OLID¶
Offensive Language Identification Dataset (OLID) is a large-scale annotated corpus of 14,100 English tweets (13,240 training, 860 test) for offensive language detection and characterization. The dataset uses a three-level hierarchical annotation schema:
Level A (Offensive Language Detection): Binary classification of tweets as NOT (non-offensive) or OFF (offensive, including profanity, insults, threats).
Level B (Categorization of Offensive Language): Classification of offensive posts as TIN (Targeted Insult/threat directed at individual or group) or UNT (Untargeted profanity and swearing).

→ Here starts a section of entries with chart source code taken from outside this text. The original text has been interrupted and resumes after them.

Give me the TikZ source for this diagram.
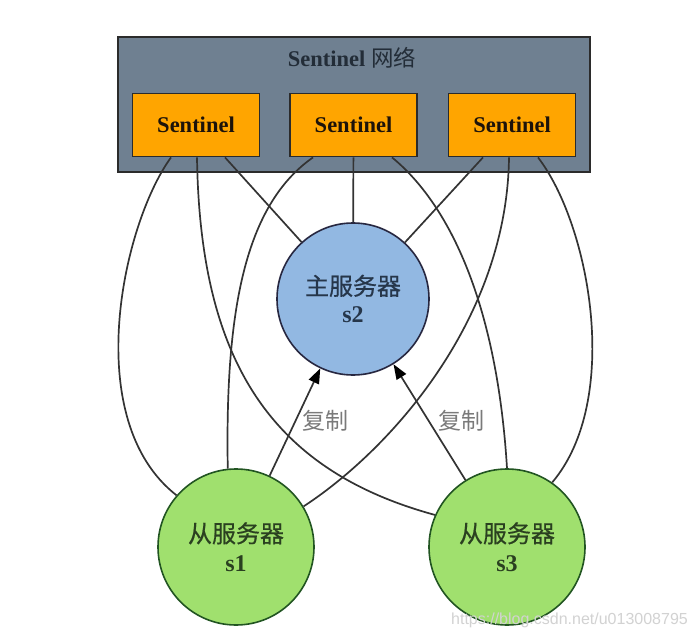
\documentclass[tikz,border=0pt]{standalone}
\usepackage{fontspec}
\setmainfont{Liberation Serif}
\newfontfamily\cjk[FakeBold=0.6]{Noto Sans CJK SC}
\newfontfamily\cjklight{Noto Sans CJK SC}
\newfontfamily\wmfont{Liberation Sans}
\usetikzlibrary{arrows.meta}
\definecolor{netgray}{HTML}{6F8091}
\definecolor{senorange}{HTML}{FFA500}
\definecolor{masterblue}{HTML}{92B8E2}
\definecolor{slavegreen}{HTML}{A0E06E}
\definecolor{edgecol}{HTML}{333333}
\definecolor{bordercol}{HTML}{2B2B2B}
\definecolor{labelgray}{HTML}{7A7A7A}
\definecolor{bluetext}{HTML}{26364A}
\definecolor{greentext}{HTML}{2A4020}
\definecolor{titletext}{HTML}{232D38}
\definecolor{wmcol}{HTML}{D2D2D2}
\tikzset{
  netbox/.style={draw=bordercol, line width=1.6pt, fill=netgray, minimum width=472pt, minimum height=135pt, inner sep=0pt},
  senbox/.style={draw=bordercol, line width=1.8pt, fill=senorange, minimum width=127pt, minimum height=63pt, inner sep=0pt, font=\fontsize{22.5}{26}\selectfont\bfseries, text=black!85!brown},
  mastercirc/.style={circle, draw=bordercol!90!blue, line width=1.6pt, fill=masterblue, minimum size=152pt, inner sep=0pt, align=center, text=bluetext},
  slavecirc/.style={circle, draw=bordercol!80!green, line width=1.6pt, fill=slavegreen, minimum size=156pt, inner sep=0pt, align=center, text=greentext},
  conn/.style={draw=edgecol, line width=1.7pt},
  repl/.style={conn, -{Triangle[length=15pt,width=11pt,color=black]}},
  repllabel/.style={text=labelgray, font=\cjklight\fontsize{23}{26}\selectfont, inner sep=0pt},
  cjkbig/.style={font=\fontsize{24}{29}\selectfont}
}
\begin{document}
\begin{tikzpicture}[x=1pt,y=-1pt]
\useasboundingbox[fill=white] (0,0) rectangle (696,639);
% Sentinel network
\node[netbox] (net) at (354,104.5) {};
\node[text=titletext, inner sep=0pt, font=\fontsize{22.5}{26}\selectfont] (title) at (352,58) {\textbf{Sentinel} {\cjklight 网络}};
\node[senbox] (sen1) at (196,125) {Sentinel};
\node[senbox] (sen2) at (353.5,125) {Sentinel};
\node[senbox] (sen3) at (512,125) {Sentinel};
% servers
\node[mastercirc, cjkbig] (s2) at (353,299) {{\cjk 主服务器}\\[-1pt]\textbf{s2}};
\node[slavecirc, cjkbig] (s1) at (236,547) {{\cjk 从服务器}\\[0pt]\textbf{s1}};
\node[slavecirc, cjkbig] (s3) at (507,547) {{\cjk 从服务器}\\[0pt]\textbf{s3}};
% sentinel 1 connections
\draw[conn] ([xshift=-25pt]sen1.south) .. controls (122,225) and (80,420) .. (s1.139);
\draw[conn] ([xshift=1pt]sen1.south) .. controls (200,360) and (270,470) .. (s3.156);
\draw[conn] ([xshift=29pt]sen1.south) -- (s2);
% sentinel 2 connections
\draw[conn] ([xshift=-40.5pt]sen2.south) .. controls (245,205) and (225,310) .. (s1.96.5);
\draw[conn] (sen2) -- (s2);
\draw[conn] ([xshift=38.5pt]sen2.south) .. controls (450,205) and (497,305) .. (s3.90);
% sentinel 3 connections
\draw[conn] ([xshift=-29pt]sen3.south) -- (s2);
\draw[conn] ([xshift=-3pt]sen3.south) .. controls (507,320) and (390,450) .. (s1.31);
\draw[conn] ([xshift=26pt]sen3.south) .. controls (590,225) and (622,400) .. (s3.55);
% replication
\draw[repl] (s1) -- (s2);
\draw[repl] (s3) -- (s2);
\node[repllabel] (rl1) at (325,421) {复制};
\node[repllabel] (rl2) at (461,421) {复制};
% watermark
\node[text=wmcol, inner sep=0pt, font=\wmfont\fontsize{16}{18}\selectfont] (wm) at (569.5,620) {https://blog.csdn.net/u013008795};
\end{tikzpicture}
\end{document}
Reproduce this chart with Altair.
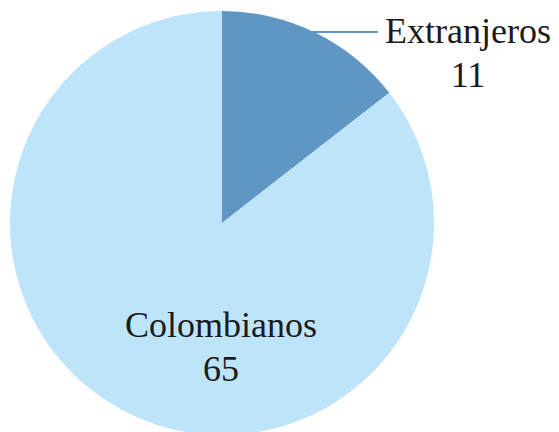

Level C (Offensive Language Target Identification): Classification of targeted insults as: - IND (Individual — corresponds to cyberbullying) - GRP (Group — corresponds to hate speech) - OTH (Other — organization, situation, event, issue)
Collection¶
Tweets were collected using Twitter API with keywords designed to capture offensive content. Keywords were selected through trial annotation to maintain approximately 30% offensive content distribution. The full dataset balances political keywords (50%) and non-political keywords (50%) evenly.
Annotation Quality¶
Crowdsourced annotation via Figure Eight platform with quality control measures: - Only experienced annotators used - Test questions to filter low-quality annotators - Multiple annotators per instance - Majority voting for disagreements - Inter-annotator agreement: Fleiss' κ = 0.83 for Level A
Approximately 60% of tweets received agreement on first two annotations; remaining instances received third annotation.
Label Distribution¶
| Level | Class | Training | Test | Total |
|---|---|---|---|---|
| A | NOT | 8,840 | 620 | 9,460 |
| A | OFF | 4,400 | 240 | 4,640 |
| B (OFF only) | TIN | 3,876 | 213 | 4,089 |
| B (OFF only) | UNT | 524 | 27 | 551 |
| C (TIN only) | IND | 2,407 | 100 | 2,507 |
| C (TIN only) | GRP | 1,074 | 78 | 1,152 |
| C (TIN only) | OTH | 395 | 35 | 430 |
Note: Significant class imbalance in Levels B and C; OTH class particularly sparse.
Baseline Performance¶
Experiments with SVM (on unigrams), BiLSTM, and CNN models:
- Level A (OFF/NOT): CNN best with macro-F1 0.80
- Level B (TIN/UNT): CNN best with macro-F1 0.69
- Level C (IND/GRP/OTH): CNN and BiLSTM tied at macro-F1 0.47; OTH class unlearnable (F1=0.00)
Usage in the Wiki¶
Papers using OLID: - Predicting the Type and Target of Offensive Posts in Social Media — original paper introducing OLID
Notes¶
OLID became the official dataset for SemEval 2019 Task 6 (OffensEval). The hierarchical annotation scheme has since been applied to additional languages (Hindi, Arabic, etc.). The dataset's three-level structure unifies previously fragmented work on hate speech detection, cyberbullying identification, and general offensive language detection.